***** Data shown

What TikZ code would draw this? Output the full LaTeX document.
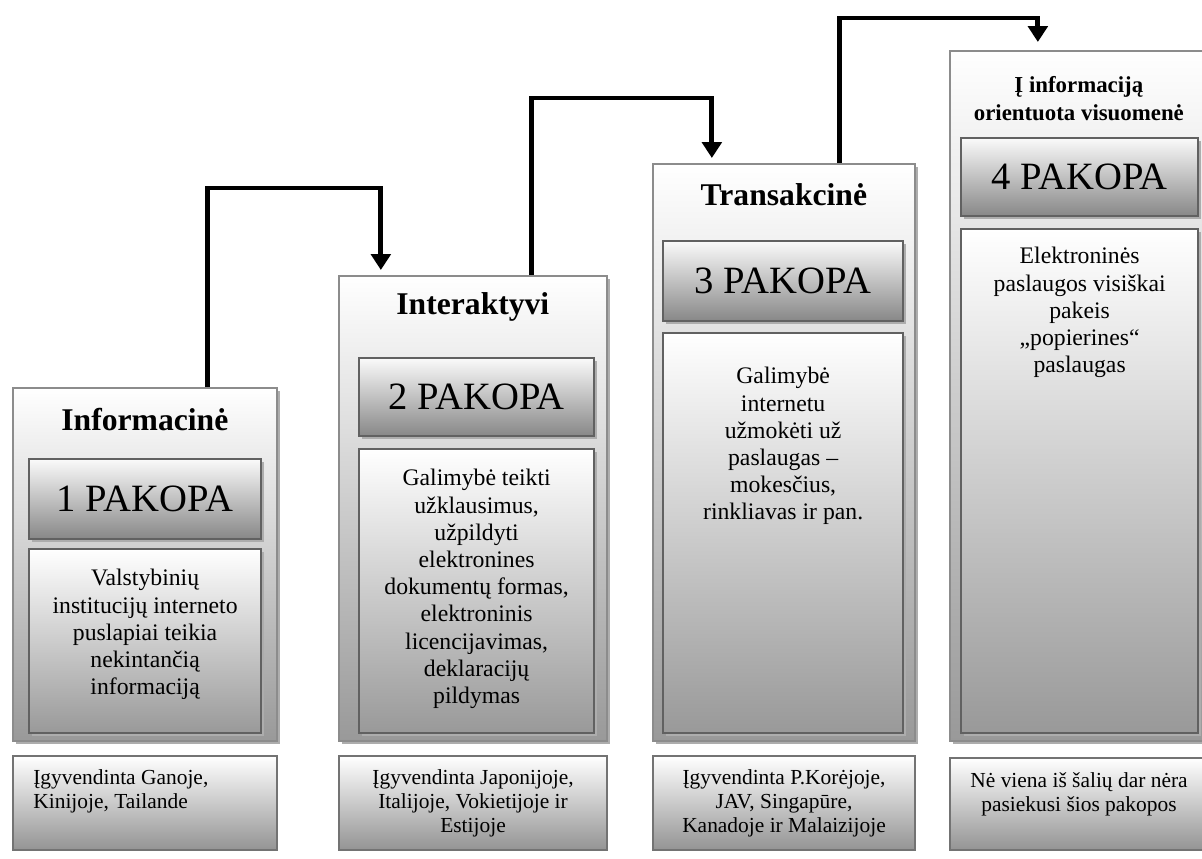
\documentclass[tikz,border=0pt]{standalone}
\usepackage{fontspec}
\setmainfont{Liberation Serif}
\usetikzlibrary{arrows.meta,shadows,calc}

\tikzset{
  shade box/.style={drop shadow={shadow xshift=1.6pt, shadow yshift=-1.6pt, fill=black!32, opacity=1}},
  stage/.style={draw=black!45, line width=1pt, top color=white, bottom color=black!40, shade box, anchor=north west, inner sep=0pt},
  levelbox/.style={draw=black!62, line width=1.3pt, top color=black!2, bottom color=black!47, shade box, anchor=north west, inner sep=0pt, font=\fontsize{22}{24}\selectfont},
  infobox/.style={draw=black!62, line width=1.3pt, top color=white, bottom color=black!40, shade box, anchor=north west, inner sep=0pt},
  basebox/.style={draw=black!55, line width=1.2pt, top color=white, bottom color=black!42, anchor=north west, inner sep=0pt},
  headtext/.style={font=\bfseries\fontsize{18}{20}\selectfont, align=center},
  infotext/.style={font=\fontsize{13.5}{15.5}\selectfont, align=center, anchor=north, inner sep=0pt},
  basetext/.style={font=\fontsize{12.2}{13.6}\selectfont, anchor=north, inner sep=0pt},
  climb/.style={line width=2.8pt, -{Triangle[width=11pt,length=9pt]}}
}

\begin{document}
\begin{tikzpicture}[x=0.02cm, y=-0.02cm]
		\useasboundingbox (0,0) rectangle (1202,858);
		% 1 pakopa
		\node[stage, minimum width=5.28cm, minimum height=7.06cm] (o1) at (12,387) {};
		\node[headtext] (h1) at ($(o1.north)+(0,33)$) {Informacinė};
		\node[levelbox, minimum width=4.64cm, minimum height=1.60cm] (p1) at ($(o1.north west)+(16,71)$) {1 PAKOPA};
		\node[infobox, minimum width=4.64cm, minimum height=3.68cm] (d1) at ($(o1.north west)+(16,161)$) {};
		\node[infotext] (t1) at ($(d1.north)+(0,21)$) {Valstybinių\\institucijų interneto\\puslapiai teikia\\nekintančią\\informaciją};
		\node[basebox, minimum width=5.28cm, minimum height=1.88cm] (b1) at (12,755) {};
		\node[basetext, anchor=north west, align=left] (s1) at ($(b1.north west)+(21,14)$) {Įgyvendinta Ganoje,\\Kinijoje, Tailande};
		%
		% 2 pakopa
		\node[stage, minimum width=5.36cm, minimum height=9.30cm] (o2) at (338,275) {};
		\node[headtext] (h2) at ($(o2.north)+(0,32)$) {Interaktyvi};
		\node[levelbox, minimum width=4.70cm, minimum height=1.56cm] (p2) at ($(o2.north west)+(20,82)$) {2 PAKOPA};
		\node[infobox, minimum width=4.70cm, minimum height=5.68cm] (d2) at ($(o2.north west)+(20,173)$) {};
		\node[infotext] (t2) at ($(d2.north)+(0,21)$) {Galimybė teikti\\užklausimus,\\užpildyti\\elektronines\\dokumentų formas,\\elektroninis\\licencijavimas,\\deklaracijų\\pildymas};
		\node[basebox, minimum width=5.36cm, minimum height=1.88cm] (b2) at (338,755) {};
		\node[basetext, align=center] (s2) at ($(b2.north)+(0,14)$) {Įgyvendinta Japonijoje,\\Italijoje, Vokietijoje ir\\Estijoje};
		%
		% 3 pakopa
		\node[stage, minimum width=5.24cm, minimum height=11.54cm] (o3) at (652,163) {};
		\node[headtext] (h3) at ($(o3.north)+(0,32)$) {Transakcinė};
		\node[levelbox, minimum width=4.80cm, minimum height=1.60cm] (p3) at ($(o3.north west)+(10,77)$) {3 PAKOPA};
		\node[infobox, minimum width=4.80cm, minimum height=8.00cm] (d3) at ($(o3.north west)+(10,169)$) {};
		\node[infotext] (t3) at ($(d3.north)+(0,35)$) {Galimybė\\internetu\\užmokėti už\\paslaugas –\\mokesčius,\\rinkliavas ir pan.};
		\node[basebox, minimum width=5.24cm, minimum height=1.88cm] (b3) at (652,755) {};
		\node[basetext, align=center] (s3) at ($(b3.north)+(0,14)$) {Įgyvendinta P.Korėjoje,\\JAV, Singapūre,\\Kanadoje ir Malaizijoje};
		%
		% 4 pakopa
		\node[stage, minimum width=5.16cm, minimum height=13.80cm] (o4) at (949,50) {};
		\node[headtext, font=\bfseries\fontsize{13}{16}\selectfont] (h4) at ($(o4.north)+(0,49)$) {Į informaciją\\orientuota visuomenė};
		\node[levelbox, minimum width=4.74cm, minimum height=1.56cm] (p4) at ($(o4.north west)+(11,87)$) {4 PAKOPA};
		\node[infobox, minimum width=4.74cm, minimum height=10.08cm] (d4) at ($(o4.north west)+(11,178)$) {};
		\node[infotext] (t4) at ($(d4.north)+(0,19)$) {Elektroninės\\paslaugos visiškai\\pakeis\\„popierines“\\paslaugas};
		\node[basebox, minimum width=5.16cm, minimum height=1.84cm] (b4) at (949,757) {};
		\node[basetext, align=center] (s4) at ($(b4.north)+(0,15)$) {Nė viena iš šalių dar nėra\\pasiekusi šios pakopos};
		%
		% rodyklės tarp pakopų
		\draw[climb] ([shift={(63,0)}]o1.north) -- ++(0,-199) -| ([shift={(-92,-5)}]o2.north);
		\draw[climb] ([shift={(59,0)}]o2.north) -- ++(0,-177) -| ([shift={(-72,-5)}]o3.north);
		\draw[climb] ([shift={(56,0)}]o3.north) -- ++(0,-145) -| ([shift={(-41,-8)}]o4.north);
	\end{tikzpicture}
\end{document}
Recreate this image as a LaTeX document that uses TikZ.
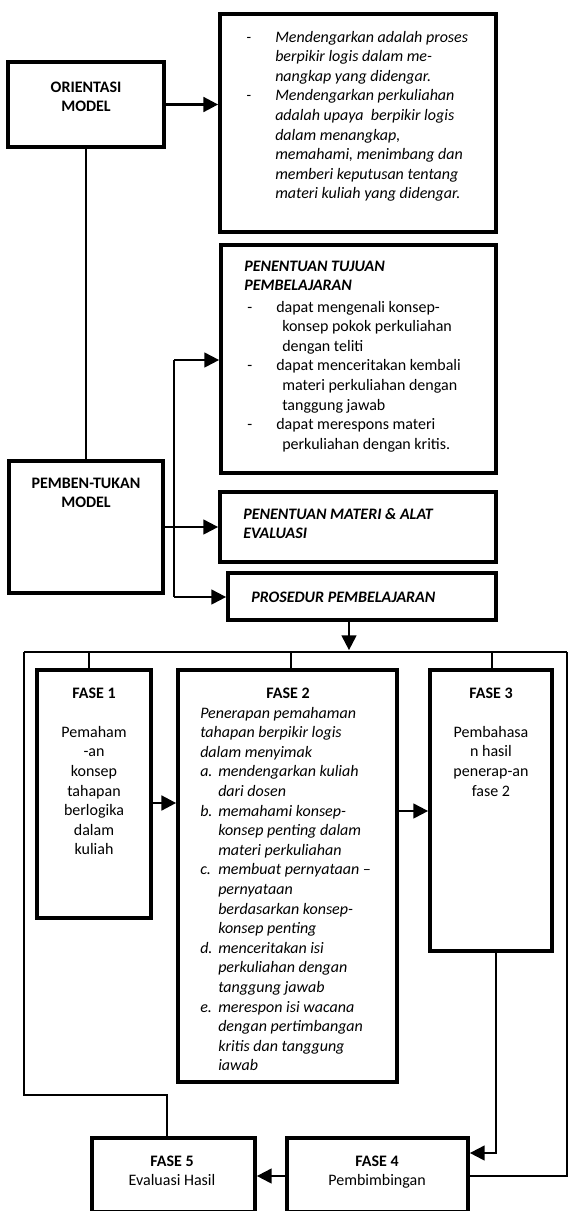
\documentclass[tikz,border=0pt]{standalone}
\usepackage{fontspec}
\setmainfont{Carlito}
\usetikzlibrary{arrows.meta,fit}
\begin{document}
\begin{tikzpicture}[x=0.75pt,y=-0.75pt,
  box/.style={draw, line width=3pt, inner sep=0pt, outer sep=0pt},
  txt/.style={inner sep=0pt, anchor=base west, font=\fontsize{12}{14.7}\selectfont},
  ctxt/.style={inner sep=0pt, anchor=base, font=\fontsize{12}{14.7}\selectfont},
  arr/.style={line width=1.5pt, -{Triangle[length=11pt,width=11pt]}, shorten >=1.4pt},
  conn/.style={line width=1.2pt}]
\useasboundingbox (0,0) rectangle (569,1211);
\fill[white] (0,0) rectangle (569,1211);

% boxes
\node[box, fit={(220,14)(496,232)}] (t1) {};
\node[box, fit={(8,62)(164,147)}] (o) {};
\node[box, fit={(221,245)(496,473)}] (tj) {};
\node[box, fit={(9,461)(163,593)}] (p) {};
\node[box, fit={(220,492)(496,562)}] (m) {};
\node[box, fit={(228,573)(496,620)}] (pr) {};
\node[box, fit={(37,670)(151,918)}] (f1) {};
\node[box, fit={(178,670)(397,1082)}] (f2) {};
\node[box, fit={(430,670)(552,951)}] (f3) {};
\node[box, fit={(287,1138)(468,1212)}] (f4) {};
\node[box, fit={(92,1138)(255,1212)}] (f5) {};

% texts
\node[txt] (t1txt) at (246,42) {\itshape\begin{tabular}[t]{@{}p{21.75pt}@{}l@{}}
-&Mendengarkan adalah proses\\
&berpikir logis dalam me-\\
&nangkap yang didengar.\\
-&Mendengarkan perkuliahan\\
&adalah upaya\ \ berpikir logis\\
&dalam menangkap,\\
&memahami, menimbang dan\\
&memberi keputusan tentang\\
&materi kuliah yang didengar.
\end{tabular}};

\node[ctxt] (otxt) at (86,92) {\bfseries\begin{tabular}[t]{@{}c@{}}ORIENTASI\\MODEL\end{tabular}};

\node[txt] (tjh) at (244,271) {\bfseries\itshape\begin{tabular}[t]{@{}l@{}}PENENTUAN TUJUAN\\PEMBELAJARAN\end{tabular}};
\node[txt] (tjtxt) at (247,312) {\begin{tabular}[t]{@{}p{21.75pt}@{}l@{}}
-&dapat mengenali konsep-\\
&\hspace{4.5pt}konsep pokok perkuliahan\\
&\hspace{4.5pt}dengan teliti\\
-&dapat menceritakan kembali\\
&\hspace{4.5pt}materi perkuliahan dengan\\
&\hspace{4.5pt}tanggung jawab\\
-&dapat merespons materi\\
&\hspace{4.5pt}perkuliahan dengan kritis.
\end{tabular}};

\node[ctxt] (ptxt) at (86,488) {\bfseries\begin{tabular}[t]{@{}c@{}}PEMBEN-TUKAN\\MODEL\end{tabular}};

\node[txt] (mtxt) at (243,519) {\bfseries\itshape\begin{tabular}[t]{@{}l@{}}PENENTUAN MATERI \& ALAT\\EVALUASI\end{tabular}};

\node[txt] (prtxt) at (251,602) {\bfseries\itshape PROSEDUR PEMBELAJARAN};

\node[ctxt] (f1txt) at (94,698) {\begin{tabular}[t]{@{}c@{}}\textbf{FASE 1}\\ \\Pemaham\\-an\\konsep\\tahapan\\berlogika\\dalam\\kuliah\end{tabular}};

\node[ctxt] (f2h) at (288,698) {\bfseries FASE 2};
\node[txt] (f2txt) at (200,718) {\itshape\begin{tabular}[t]{@{}p{13.5pt}@{}l@{}}
\multicolumn{2}{@{}l@{}}{Penerapan pemahaman}\\
\multicolumn{2}{@{}l@{}}{tahapan berpikir logis}\\
\multicolumn{2}{@{}l@{}}{dalam menyimak}\\
a.&mendengarkan kuliah\\
&dari dosen\\
b.&memahami konsep-\\
&konsep penting dalam\\
&materi perkuliahan\\
c.&membuat pernyataan –\\
&pernyataan\\
&berdasarkan konsep-\\
&konsep penting\\
d.&menceritakan isi\\
&perkuliahan dengan\\
&tanggung jawab\\
e.&merespon isi wacana\\
&dengan pertimbangan\\
&kritis dan tanggung\\
&iawab
\end{tabular}};

\node[ctxt] (f3txt) at (491,698) {\begin{tabular}[t]{@{}c@{}}\textbf{FASE 3}\\ \\Pembahasa\\n hasil\\penerap-an\\fase 2\end{tabular}};

\node[ctxt] (f4txt) at (377,1166) {\begin{tabular}[t]{@{}c@{}}\textbf{FASE 4}\\Pembimbingan\end{tabular}};
\node[ctxt] (f5txt) at (172,1166) {\begin{tabular}[t]{@{}c@{}}\textbf{FASE 5}\\Evaluasi Hasil\end{tabular}};

% helper coordinates
\coordinate (bt) at (174,360);
\coordinate (bb) at (174,597);
\coordinate (hub) at (349,652);
\coordinate (L) at (24,652);
\coordinate (R) at (567,652);
\coordinate (k1) at (89,652);
\coordinate (k2) at (291,652);
\coordinate (k3) at (492,652);
\coordinate (y12) at (0,803);
\coordinate (y23) at (0,811);
\coordinate (c34) at (496,1153);
\coordinate (y45) at (0,1176);
\coordinate (c5) at (167,1095);

% connectors
\draw[arr, line width=2pt] (o.east) -- (o.east -| t1.west);
\draw[conn] (o.south) -- (p.north);
\draw[arr] (p.east) -- (p.east -| m.west);
\draw[conn] (bt) -- (bb);
\draw[arr] (bt) -- (bt -| tj.west);
\draw[arr] (bb) -- (bb -| pr.west);
\draw[arr] (pr.south -| hub) -- (hub);
\draw[conn] (L) -- (R);
\draw[conn] (k1) -- (k1 |- f1.north);
\draw[conn] (k2) -- (k2 |- f2.north);
\draw[conn] (k3) -- (k3 |- f3.north);
\draw[arr, line width=2pt] (f1.east |- y12) -- (f2.west |- y12);
\draw[arr] (f2.east |- y23) -- (f3.west |- y23);
\draw[arr] (f3.south -| c34) -- (c34) -- (f4.east |- c34);
\draw[conn] (f4.east |- y45) -- (R |- y45) -- (R);
\draw[arr] (f4.west |- y45) -- (f5.east |- y45);
\draw[conn] (L) -- (L |- c5) -- (c5) -- (c5 |- f5.north);
\end{tikzpicture}
\end{document}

**********

The problem ▸ Say how many lines hold the word "LaTeX", giving the number and nothing else.

Result of the exercise ▸ 2